SirJon (2 years ago)
 
When I dropped comics entirely for two months last year, the book that really brought me back was BPRD. Damn you, Guy Davis.
 
 
Sean T. Collins (2 years ago)
 
The other thing I'm very curious about is how they finally bring Hellboy and the BPRD back together. Not the characters, the worlds. They've been drawing on such different sources. I assume that's where we're headed.
 
 
Sean T. Collins (2 years ago)
 
Wow, I'd never thought of that about Daimio, even though the ending of Killing Ground was so open-ended. I just loved the open-endedness of it and the strength of that image and stopped thinking it through. Wow! Hmmm.
I wonder if there's some way to still explore the myths and legends in a post-apocalyptic setting. Maybe post-apocalyptic isn't the right word, maybe it's just the equivalent of a "Hell on Earth" scenario where suddenly the magical realm is on top of everything. Actually, I'm reasonably sure the next BPRD arc is in fact called Hell on Earth, so...
By the way, I have at least one former Wizard-employee friend who told me that despite my years of proselytizing for this series, this article is the thing that finally convinced him to give it a shot.
 
 
Tucker Stone (2 years ago)
 
I've wondered if that's the direction as well, but it seems like post-apocalyptic destruction would prevent Mignola the access to all those hundred year old myths and legends he likes to decorate and frame the stories with.

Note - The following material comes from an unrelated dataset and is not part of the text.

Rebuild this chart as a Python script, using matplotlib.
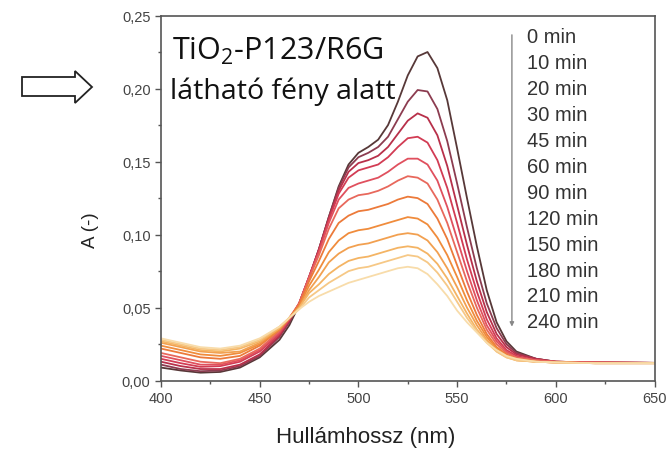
import matplotlib
matplotlib.use("Agg")
import matplotlib.pyplot as plt
from matplotlib.patches import Polygon
from matplotlib.ticker import MultipleLocator, FuncFormatter

plt.rcParams['font.family'] = ['Liberation Sans', 'DejaVu Sans']
plt.rcParams['mathtext.fontset'] = 'custom'
plt.rcParams['mathtext.rm'] = 'Open Sans'
plt.rcParams['mathtext.it'] = 'Open Sans'

wavelength = [400, 410, 420, 430, 440, 450, 460, 465, 470, 475, 480, 485, 490, 495, 500,
              505, 510, 515, 520, 525, 530, 535, 540, 545, 550, 555, 560, 565, 570, 575,
              580, 590, 600, 620, 650]

a_0min = [.009, .007, .0055, .006, .009, .016, .028, .038, .052, .070, .090, .112, .133, .148, .156,
          .160, .165, .175, .191, .209, .222, .225, .214, .192, .159, .125, .092, .062, .040, .027,
          .020, .015, .013, .0125, .0122]
a_10min = [.011, .008, .0065, .007, .010, .017, .030, .040, .053, .071, .090, .112, .132, .146, .153,
           .156, .160, .167, .179, .191, .199, .198, .186, .164, .135, .105, .077, .053, .036, .025,
           .019, .015, .013, .0125, .0122]
a_20min = [.013, .010, .008, .008, .011, .018, .031, .041, .053, .071, .090, .111, .130, .143, .149,
           .151, .154, .160, .169, .178, .183, .180, .168, .147, .120, .093, .068, .047, .032, .023,
           .018, .015, .013, .0125, .0122]
a_30min = [.015, .012, .0095, .010, .013, .020, .032, .042, .053, .071, .089, .110, .128, .139, .144,
           .146, .148, .153, .160, .166, .167, .163, .151, .132, .108, .083, .061, .042, .029, .021,
           .017, .014, .013, .0125, .0122]
a_45min = [.017, .014, .011, .011, .014, .021, .033, .042, .053, .071, .088, .108, .124, .132, .135,
           .137, .139, .143, .148, .152, .152, .148, .137, .119, .097, .075, .055, .038, .027, .020,
           .016, .014, .013, .0125, .0122]
a_60min = [.019, .016, .013, .012, .015, .022, .034, .043, .053, .070, .086, .104, .118, .124, .127,
           .128, .130, .133, .137, .140, .139, .135, .124, .108, .088, .068, .050, .035, .025, .019,
           .016, .014, .013, .0125, .0122]
a_90min = [.022, .019, .016, .015, .017, .024, .035, .043, .052, .068, .082, .097, .108, .113, .116,
           .117, .119, .121, .124, .126, .125, .121, .111, .097, .079, .061, .045, .032, .023, .018,
           .015, .013, .0125, .012, .012]
a_120min = [.024, .021, .018, .017, .019, .025, .035, .043, .051, .065, .076, .088, .096, .101, .103,
            .104, .106, .108, .110, .112, .111, .107, .098, .086, .071, .055, .041, .030, .022, .017,
            .015, .013, .0125, .012, .012]
a_150min = [.026, .023, .020, .019, .020, .026, .036, .043, .050, .062, .071, .081, .087, .091, .093,
            .094, .096, .098, .100, .101, .100, .096, .088, .077, .064, .050, .038, .028, .021, .017,
            .014, .013, .0125, .012, .012]
a_180min = [.027, .024, .021, .020, .022, .027, .036, .043, .050, .060, .066, .073, .078, .082, .084,
            .085, .087, .089, .091, .092, .091, .087, .080, .070, .058, .046, .035, .027, .020, .016,
            .014, .013, .0125, .012, .012]
a_210min = [.028, .025, .022, .021, .023, .028, .037, .043, .049, .057, .062, .067, .071, .075, .077,
            .078, .080, .082, .084, .086, .085, .081, .074, .065, .054, .043, .034, .026, .020, .016,
            .014, .013, .0125, .012, .012]
a_240min = [.029, .026, .023, .022, .024, .029, .037, .043, .049, .054, .058, .061, .064, .067, .069,
            .071, .073, .075, .077, .078, .077, .073, .066, .058, .048, .040, .033, .026, .021, .017,
            .015, .013, .0125, .012, .012]

series = [a_0min, a_10min, a_20min, a_30min, a_45min, a_60min, a_90min,
          a_120min, a_150min, a_180min, a_210min, a_240min]
time_labels = ["0 min", "10 min", "20 min", "30 min", "45 min", "60 min", "90 min",
               "120 min", "150 min", "180 min", "210 min", "240 min"]
colors = ['#573838', '#8c3c50', '#b8304a', '#d23c54', '#e0505e', '#e8685c', '#ec7a3a',
          '#f08c3c', '#f2a050', '#f4b464', '#f6c886', '#f8dcaa']

x_ticks = [400, 450, 500, 550, 600, 650]
y_ticks = [0.00, 0.05, 0.10, 0.15, 0.20, 0.25]

fig = plt.figure(figsize=(6.67, 4.56), dpi=100)
ax = fig.add_axes([0.2414, 0.1629, 0.7399, 0.8009])

for vals, col in zip(series, colors):
    ax.plot(wavelength, vals, color=col, lw=1.3, solid_joinstyle='round')

ax.set_xlim(400, 650)
ax.set_ylim(0, 0.25)
ax.set_xticks(x_ticks)
ax.set_yticks(y_ticks)
ax.xaxis.set_minor_locator(MultipleLocator(25))
ax.yaxis.set_minor_locator(MultipleLocator(0.025))
ax.yaxis.set_major_formatter(FuncFormatter(lambda v, p: f"{v:.2f}".replace('.', ',')))
ax.tick_params(which='major', direction='out', length=4, width=1, color='#555555',
               labelsize=10.5, labelcolor='#444444')
ax.tick_params(which='minor', direction='out', length=2.5, width=1, color='#555555')
for s in ax.spines.values():
    s.set_color('#555555')
    s.set_linewidth(1.2)

ax.set_xlabel("Hullámhossz (nm)", fontsize=16, color='#222222')
ax.xaxis.set_label_coords(0.415, -0.125)
ax.set_ylabel("A (-)", fontsize=13.5, color='#222222')
ax.yaxis.set_label_coords(-0.125, 0.415)

ax.text(0.022, 0.905, r"TiO$_\mathrm{2}$-P123/R6G", transform=ax.transAxes,
        fontsize=22, family='Open Sans', color='#111111', va='center', ha='left')
ax.text(0.018, 0.795, "látható fény alatt", transform=ax.transAxes,
        fontsize=20.5, family='Open Sans', color='#111111', va='center', ha='left')

y0, dy = 0.9416, 0.07096
for i, lab in enumerate(time_labels):
    ax.text(0.7416, y0 - i * dy, lab, transform=ax.transAxes, fontsize=14.5,
            color='#333333', va='center', ha='left')
ax.annotate("", xy=(0.711, 0.148), xytext=(0.711, 0.947), xycoords='axes fraction',
            arrowprops=dict(arrowstyle='-|>', color='#888888', lw=1.0,
                            mutation_scale=6, shrinkA=0, shrinkB=0))

W, H = 667.0, 456.0
pts = [(22, 78), (75, 78), (75, 72), (92, 88), (75, 104), (75, 97), (22, 97)]
arrow = Polygon([(x / W, 1 - y / H) for x, y in pts], closed=True,
                transform=fig.transFigure, facecolor='white', edgecolor='#222222', lw=1.3)
fig.patches.append(arrow)

fig.savefig("out.png", dpi=100)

There's a line--i think from Arcudi--at the end of Killing Ground where he refers to Daimio as "the worst thing that could ever happen to the BPRD." And while there's a lot of tough roads in Killing Ground, I don't think they nailed "worst" quite yet. It's totally possible that they might close the book on him in King of Fear, but I always got the sense that character had a more epic send-off in the works.
 
 
Sean T. Collins (2 years ago)
 
Great piece.
Where do you think they're going after this mega-arc reaches its conclusion? Personally, in my head I am already enjoying the post-apocalyptic Hellboy/BPRD books that don't exist yet.